Наиболее изучены польская профессура Казанского и Петербургского университетов [1; 2; 3; 4]. И гораздо меньше внимания уделено студентам польского происхождения. Это связано как с небольшой долей поляков среди российского студенчества, так и с проблемами идентификации и вычленения польского контингента. Например, по данным сибирского исследователя Леонида Казимировича Островского, в 1912 г. в Томском университете обучался 41 студент – католик. Автор полагает, что большинство из них составляли поляки, но не поясняет, почему [5, с. 590]. Историки Казанского университета, выявляя студентов – поляков, учитывали вероисповедание, место рождения, звучание имен и фамилий, а также подчеркивали, что не все католики являются поляками, и не все поляки – католиками. Но так и не объяснили, на каком основании из студентов, закончивших Казанский университет за последние 20 лет XIX в., 95 человек были определены как поляки [6, с. 105]. Тем более, что только 49 человек из них являлись уроженцами польских и близлежащих губерний: Минской, Витебской, Виленской и Гродненской [6, с. 106]. Всех выявленных студентов-поляков они подразделили на три категории: 1) дети поляков, по разным причинам оказавшихся во внутренних губерниях Российской империи. 2) прибывшие из Варшавского университета; 3) студенты, исключенные из других учебных заведений России по политическим причинам. Первая категория оказалась самой многочисленной.

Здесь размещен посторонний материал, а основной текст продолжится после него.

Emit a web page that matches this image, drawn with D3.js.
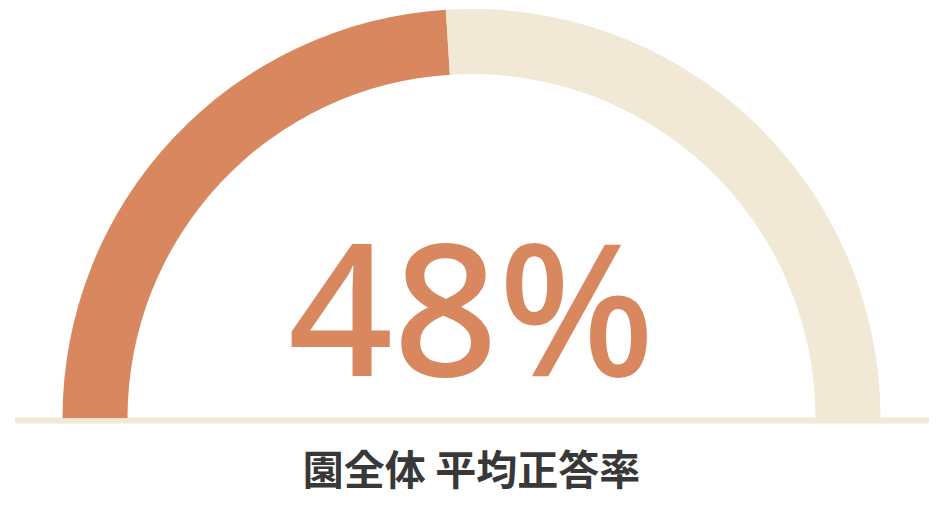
<!DOCTYPE html>
<html>
<head>
<meta charset="utf-8">
<script src="https://cdn.jsdelivr.net/npm/d3@7"></script>
<style>
  body { margin: 0; background: #fff; }
</style>
</head>
<body>
<div id="gauge"></div>
<script>
// valeurs du graphique
const rateValue = [48];
const rateMax = [100];
const labelText = ["園全体 平均正答率"];
const arcColors = ["#D9875F", "#F2E8D6"];

const width = 946,
    height = 530;

const cx = 471.5, cy = 418,
    outerR = 409, innerR = 344;

var svg = d3.select("#gauge")
    .append("svg")
    .attr("width", width)
    .attr("height", height);

// echelle angle : 0 -> -90°, 100 -> +90°
var angle = d3.scaleLinear()
    .domain([0, rateMax[0]])
    .range([-Math.PI / 2, Math.PI / 2]);

var arc = d3.arc()
    .innerRadius(innerR)
    .outerRadius(outerR);

const parts = [
    { start: 0, end: rateValue[0] },
    { start: rateValue[0], end: rateMax[0] }
];

var g = svg.append("g")
    .attr("transform", `translate(${cx}, ${cy})`);

// ligne de base
g.append("line")
    .attr("x1", 15 - cx)
    .attr("x2", 929 - cx)
    .attr("y1", 2.5)
    .attr("y2", 2.5)
    .attr("stroke", arcColors[1])
    .attr("stroke-width", 6);

g.selectAll("path.part")
    .data(parts)
    .join("path")
    .attr("class", "part")
    .attr("d", d => arc({ startAngle: angle(d.start), endAngle: angle(d.end) }))
    .attr("fill", (d, i) => arcColors[i]);

g.append("text")
    .attr("x", 0)
    .attr("y", -42)
    .attr("text-anchor", "middle")
    .style("font-family", "'Noto Sans', sans-serif")
    .style("font-weight", 500)
    .style("font-size", "184px")
    .attr("fill", arcColors[0])
    .text(rateValue[0] + "%");

g.append("text")
    .attr("x", 0)
    .attr("y", 49)
    .attr("text-anchor", "middle")
    .attr("dominant-baseline", "central")
    .style("font-family", "'Noto Sans CJK JP', sans-serif")
    .style("font-weight", 700)
    .style("font-size", "41px")
    .attr("fill", "#383838")
    .text(labelText[0]);
</script>
</body>
</html>
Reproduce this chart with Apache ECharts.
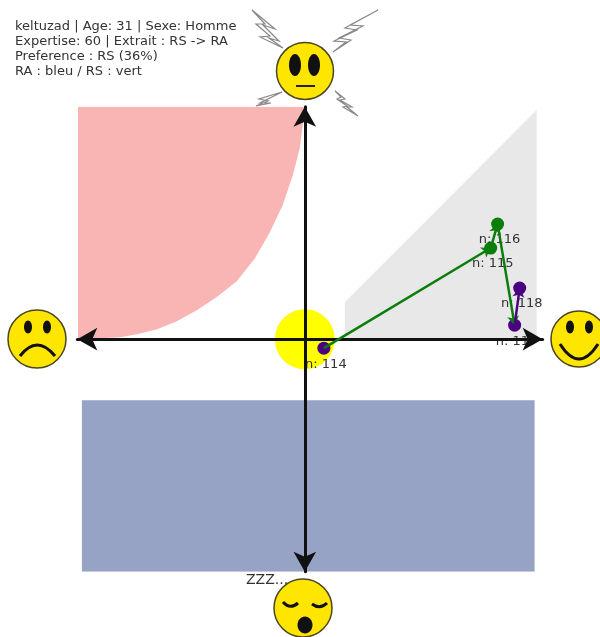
<!DOCTYPE html>
<html>
<head>
<meta charset="utf-8">
<style>html,body{margin:0;padding:0;background:#fff}#main{width:600px;height:637px}</style>
<script src="https://cdn.jsdelivr.net/npm/echarts@6/dist/echarts.min.js"></script>
</head>
<body>
<div id="main"></div>
<script>
var infoLines = [
	'keltuzad | Age: 31 | Sexe: Homme',
	'Expertise: 60 | Extrait : RS -> RA',
	'Preference : RS (36%)',
	'RA : bleu / RS : vert'
];
// zones de fond
var pinkZone = [[-98.7,0.4],[-89.1,0.4],[-80.4,0.9],[-73,2.2],[-64.3,4.3],[-55.7,7.8],[-47,12.6],[-38.3,18.3],[-29.6,25.2],[-21.7,35.2],[-15.2,46.5],[-9.6,58.3],[-5.2,71.3],[-2.2,83],[-0.9,93],[-0.2,100.9]];
var greyZone = [[17.4,0],[17.4,16],[100.9,99.6]];
var blueZone = [[-97,-26.5],[100,-26.5]];
var centerPoint = [[0,0]];
// points de la trajectoire
var pointNames = ['n: 114','n: 115','n: 116','n: 117','n: 118'];
var pointX = [8.3,80.9,83.9,91.3,93.5];
var pointY = [-3.9,39.6,50,6.1,22.2];
var pointType = ['RA','RS','RS','RA','RA'];
var typeColors = {RA:'#4b0082',RS:'#0a7d0a'};
var arrowColors = ['RS','RS','RS','RA'];

var points = [];
for(var i=0;i<pointNames.length;i++){
	points.push({
		name:pointNames[i],
		value:[pointX[i],pointY[i]],
		itemStyle:{color:typeColors[pointType[i]]}
	});
}
var arrows = [];
for(var i=0;i<pointNames.length-1;i++){
	arrows.push({
		coords:[[pointX[i],pointY[i]],[pointX[i+1],pointY[i+1]]],
		lineStyle:{color:typeColors[arrowColors[i]]}
	});
}

function zone(data,color,origin){
	return {
		type:'line',
		data:data,
		z:1,
		symbol:'none',
		silent:true,
		smooth:false,
		lineStyle:{width:0},
		areaStyle:{color:color,opacity:1,origin:origin}
	};
}

// visages et eclairs (decor)
var faceFill = '#ffe600', faceEdge = '#4a4420';
function face(cx,cy,r){
	return {type:'circle',shape:{cx:cx,cy:cy,r:r},style:{fill:faceFill,stroke:faceEdge,lineWidth:1.5},z:20};
}
function eye(cx,cy,rx,ry){
	return {type:'ellipse',shape:{cx:cx,cy:cy,rx:rx,ry:ry},style:{fill:'#111'},z:21};
}
function mouth(x1,y1,cx,cy,x2,y2,w){
	return {type:'bezierCurve',shape:{x1:x1,y1:y1,cpx1:cx,cpy1:cy,x2:x2,y2:y2},style:{fill:null,stroke:'#111',lineWidth:w},z:21};
}
function bolt(pts){
	return {type:'polygon',shape:{points:pts},style:{fill:'#fff',stroke:'#888',lineWidth:1.2},z:19};
}

var option = {
	animation:false,
	textStyle:{fontFamily:'DejaVu Sans'},
	title:{
		text:infoLines.join('\n'),
		left:15,
		top:19,
		padding:0,
		textStyle:{fontFamily:'DejaVu Sans',fontSize:13,fontWeight:'normal',lineHeight:15,color:'#333'}
	},
	grid:{left:77.3,top:106.7,width:465.35,height:465},
	xAxis:{
		type:'value',min:-99,max:103.5,z:4,
		splitLine:{show:false},axisTick:{show:false},axisLabel:{show:false},
		axisLine:{show:true,onZero:true,symbol:['arrow','arrow'],symbolSize:[17,20],lineStyle:{color:'#111',width:3}}
	},
	yAxis:{
		type:'value',min:-101,max:101,z:4,
		splitLine:{show:false},axisTick:{show:false},axisLabel:{show:false},
		axisLine:{show:true,onZero:true,symbol:['arrow','arrow'],symbolSize:[17,20],lineStyle:{color:'#111',width:3}}
	},
	graphic:[
		bolt([[252,10],[275,29],[263,25],[279,41],[269,38],[283,48],[260,37],[270,36],[256,24],[265,24]]),
		bolt([[378,10],[350,25],[363,26],[339,38],[351,40],[333,52],[346,42],[334,41],[357,30],[345,28]]),
		bolt([[282,92],[259,99],[268,101],[256,106],[271,103],[260,103]]),
		bolt([[335,91],[345,99],[340,100],[352,107],[347,107],[358,116],[343,107],[347,106],[337,99],[341,97]]),
		face(305,71,28.5), eye(295,65,6,11), eye(314,65,6,11),
		{type:'line',shape:{x1:296,y1:86,x2:315,y2:86},style:{stroke:'#222',lineWidth:2},z:21},
		face(37,339,29), eye(28,327,4,6.5), eye(47,327,4,6.5), mouth(20,356,37,334,55,356,3),
		face(579,339,28), eye(570,327,4,6.5), eye(589,327,4,6.5), mouth(560,344,579,374,598,344,3),
		face(303,608,29), mouth(283,602,290,610,298,603,3), mouth(312,604,320,610,327,603,3), eye(305,625,7.5,8.5),
		{type:'text',style:{x:246,y:573,text:'ZZZ...',fontFamily:'DejaVu Sans',fontSize:14,fill:'#333'},z:18}
	],
	series:[
		zone(pinkZone,'#f9b4b4','end'),
		zone(greyZone,'#e8e8e8','auto'),
		zone(blueZone,'#97a3c4','start'),
		{
			type:'scatter',
			data:centerPoint,
			z:2,
			symbolSize:60,
			silent:true,
			itemStyle:{color:'#ffff00',opacity:1}
		},
		{
			type:'scatter',
			data:points,
			z:3,
			symbolSize:13,
			silent:true,
			itemStyle:{opacity:1},
			label:{
				show:true,
				position:'bottom',
				distance:3,
				offset:[2,0],
				formatter:'{b}',
				fontFamily:'DejaVu Sans',
				fontSize:13,
				color:'#333'
			}
		},
		{
			type:'lines',
			coordinateSystem:'cartesian2d',
			data:arrows,
			z:5,
			silent:true,
			symbol:['none','arrow'],
			symbolSize:9,
			lineStyle:{width:2.5,opacity:1,curveness:0}
		}
	]
};
var myChart = echarts.init(document.getElementById('main'),null,{renderer:'canvas'});
myChart.setOption(option);
</script>
</body>
</html>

Отдельные исследования посвящены польским студентам – потомкам политических ссыльных. Как правило, историки описывают судьбы конкретных людей, подчеркивая значительное влияние этой категории студентов на общественно-политическую и научную жизнь страны [7]. Между тем, образование можно рассматривать и в качестве критерия адаптации ссыльного в новом сообществе, допуская, что чем выше и престижнее образование детей, тем лучше адаптировались их родители. Гораздо труднее определить, сохраняло ли подрастающее поколение, обучавшееся в российских учебных заведениях, национальную идентичность. Вероисповедание учащегося в данном случае не будет достаточным аргументом.
Мы обратимся к изучению первых студентов старейшего высшего учебного заведения г. Омска – Сельскохозяйственного института, открытого в 1918 г. и называвшегося в разное время так же Омским институтом сельского хозяйства и промышленности (с июля 1919 г.), Сибирской сельскохозяйственной академией (с марта 1922 г.), Сибирским институтом сельского хозяйства и лесоводства (с 1924 г.), Омским сельскохозяйственным институтом (с января 1933 г.), а ныне существующим в виде Омского государственного аграрного университета им. П. А. Столыпина. Сельскохозяйственный институт мы будем рассматривать одновременно с его предшественником – Омским средним сельскохозяйственным училищем, открытым в 1912 г. Такой подход обусловлен не только тем, что оба эти учебные заведения относились к ведомству Министерства земледелия, а также тем, что часть учащихся, закончивших курс сельскохозяйственного училища впоследствии продолжила обучение в сельскохозяйственном институте. К омским учебным заведениям Министерства земледелия принадлежала также школа молочного хозяйства 1-го разряда, существовавшая с 1911 по 1913 гг., но католиков среди её учащихся не было [8; 9; 10].
Выбор учебных заведений аграрного профиля связан с их значительной ролью в модернизационных процессах начала XX в., а также наличием в Государственном историческом архиве Омской области и Народном музее истории ОмГАУ значительного корпуса источников, характеризующих студенчество этих учебных заведений. На основе делопроизводственной документации, в том числе личных дел учащихся, мы попытаемся определить место польского элемента в студенческой среде и основные схемы внешней социально-этнической идентификации в российских учебных заведениях в период структурных изменений начала XX в.
В дореволюционной школе критерием, определяющим этническую принадлежность, являлось вероисповедание. Именно этот показатель был основным в официальных статистических обзорах, характеризующих население Российской империи, в том числе и учащихся. В 1911 г., накануне открытия среднего сельскохозяйственного училища, в Акмолинской области из 38533 учащихся 361 человек принадлежал к римско-католическому исповеданию, что составляло менее 1 % [8, с. 71]. Этот показатель практически не менялся в последующие три года, составляя в 1912 г. – 1 % (430 чел. из 42539), в 1913 г. – 1,1 % (529 чел. из 49309 чел.), в 1914 г. – 1,3 % (660 чел. из 51 520) [9, с. 70, 10, с. 82; 11, с. 68]. Лишь в 1915 г. доля католиков в среде студенчества Акмолинской области существенно увеличивается, достигнув на 1 января 1916 г. 3 % (2108 чел. из 67739), что, видимо, объясняется притоком за Урал беженцев из западных губерний Российской империи, оккупированных Германией [12, с. 70].